Some wounds don't heal with time. Some truths refuse to stay buried.
When history teacher Elise Alden begins experiencing vivid, disorienting visions of another woman's life, she dismisses them as grief playing tricks on a mind already fractured by loss. But the visions won't stop - and the woman inside them, Patience White, lived and died in Salem, Massachusetts in 1692.
As Elise's past and present begin to blur, she finds herself pulled deeper into Patience's world: a world of accusation, fear, and a justice system that condemned the innocent without mercy. What begins as a haunting slowly becomes something more - a reckoning. Because Patience's story was never truly finished, and Elise may be the only one who can finish it.
Written in Stone and Ash is a layered, atmospheric novel that moves between the present day and the shadow of the Salem witch trials, weaving together themes of grief, healing, intergenerational trauma, and the quiet, stubborn power of memory. It asks what we owe to the dead - and what it costs us when we look away.
For Elise, the journey to understand Patience is also the journey back to herself.
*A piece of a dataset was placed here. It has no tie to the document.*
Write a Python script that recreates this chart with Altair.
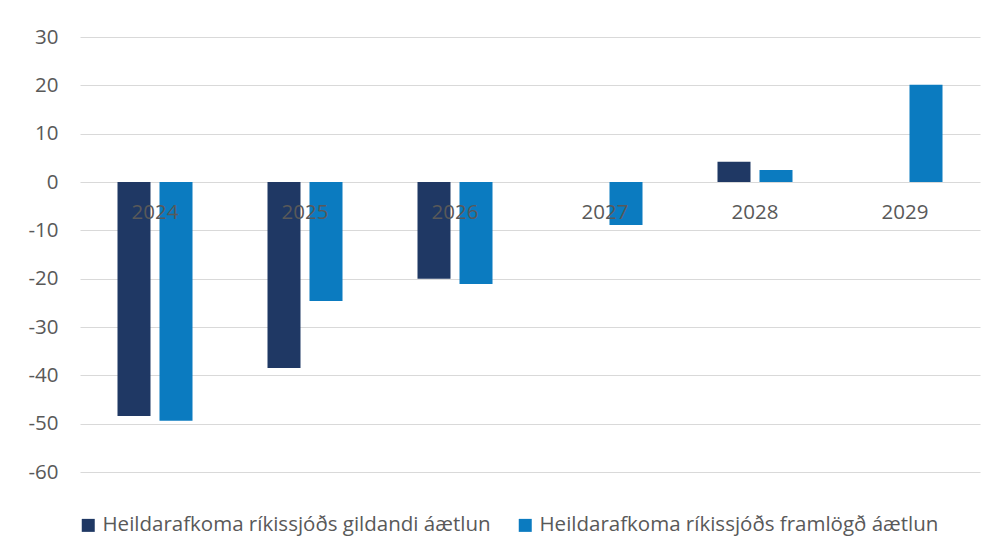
import altair as alt
import pandas as pd

years = ["2024", "2025", "2026", "2027", "2028", "2029"]
series_names = [
    "Heildarafkoma ríkissjóðs gildandi áætlun",
    "Heildarafkoma ríkissjóðs framlögð áætlun",
]
gildandi = [-48.4, -38.5, -20.0, None, 4.2, None]
framlogd = [-49.4, -24.6, -21.1, -8.9, 2.5, 20.1]
colors = ["#1F3864", "#0B7BC0"]
y_ticks = [30, 20, 10, 0, -10, -20, -30, -40, -50, -60]

rows = []
for i, yr in enumerate(years):
    rows.append({"year": yr, "series": series_names[0], "value": gildandi[i]})
    rows.append({"year": yr, "series": series_names[1], "value": framlogd[i]})
df = pd.DataFrame(rows).dropna()
labels_df = pd.DataFrame({"year": years, "zero": [0] * len(years)})

FONT = "Open Sans"
FS = 20.5

x_scale = alt.Scale(domain=years, paddingInner=0.5, paddingOuter=0.25)
y_scale = alt.Scale(domain=[-60, 30], nice=False, zero=False)

bars = alt.Chart(df).mark_bar().encode(
    x=alt.X("year:N", scale=x_scale, axis=None),
    xOffset=alt.XOffset("series:N", sort=series_names,
                        scale=alt.Scale(paddingInner=0.214, paddingOuter=0)),
    y=alt.Y("value:Q", scale=y_scale,
            axis=alt.Axis(values=y_ticks, title=None, domain=False, ticks=False,
                          labelPadding=22, labelFontSize=FS, labelColor="#595959",
                          labelFont=FONT, grid=True, gridColor="#D9D9D9",
                          gridWidth=1.2,
                          labelExpr="toString(datum.value)")),
    color=alt.Color("series:N", sort=series_names,
                    scale=alt.Scale(domain=series_names, range=colors),
                    legend=alt.Legend(title=None, orient="none", direction="horizontal",
                                      legendX=-2, legendY=478, padding=0,
                                      symbolType="square", symbolSize=169,
                                      symbolStrokeWidth=0, labelFontSize=FS,
                                      labelFont=FONT, labelColor="#595959",
                                      labelOffset=4, columnPadding=24,
                                      labelLimit=600)),
)

texts = alt.Chart(labels_df).mark_text(
    fontSize=FS, font=FONT, color="#595959", baseline="middle", dy=31
).encode(
    x=alt.X("year:N", scale=x_scale, axis=None),
    y=alt.Y("zero:Q", scale=y_scale),
    text="year:N",
)

chart = alt.layer(bars, texts).properties(
    width=900, height=435,
    autosize=alt.AutoSizeParams(type="none"),
    padding={"left": 72, "top": 29, "right": 14, "bottom": 76},
    background="white",
).configure_view(stroke=None)

chart.save("out.html", embed_options={"renderer": "svg", "actions": False})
As the boundaries between lifetimes grow thinner, she begins to understand that some souls are bound not by choice, but by unfinished things - by wrongs that echo forward through generations, demanding to be witnessed.
Part historical fiction, part paranormal women's fiction, Written in Stone and Ash is a story about the women history tried to erase, the grief we carry in our bodies without knowing why, and the extraordinary courage it takes to finally say: I remember you. I see you. You were not forgotten.
Rich with historical detail and emotional depth, this novel will resonate with readers who believe that the past is never truly past - and that love, in all its forms, is the most powerful force for healing across time.
For anyone who has ever felt the weight of a grief that wasn't entirely their own.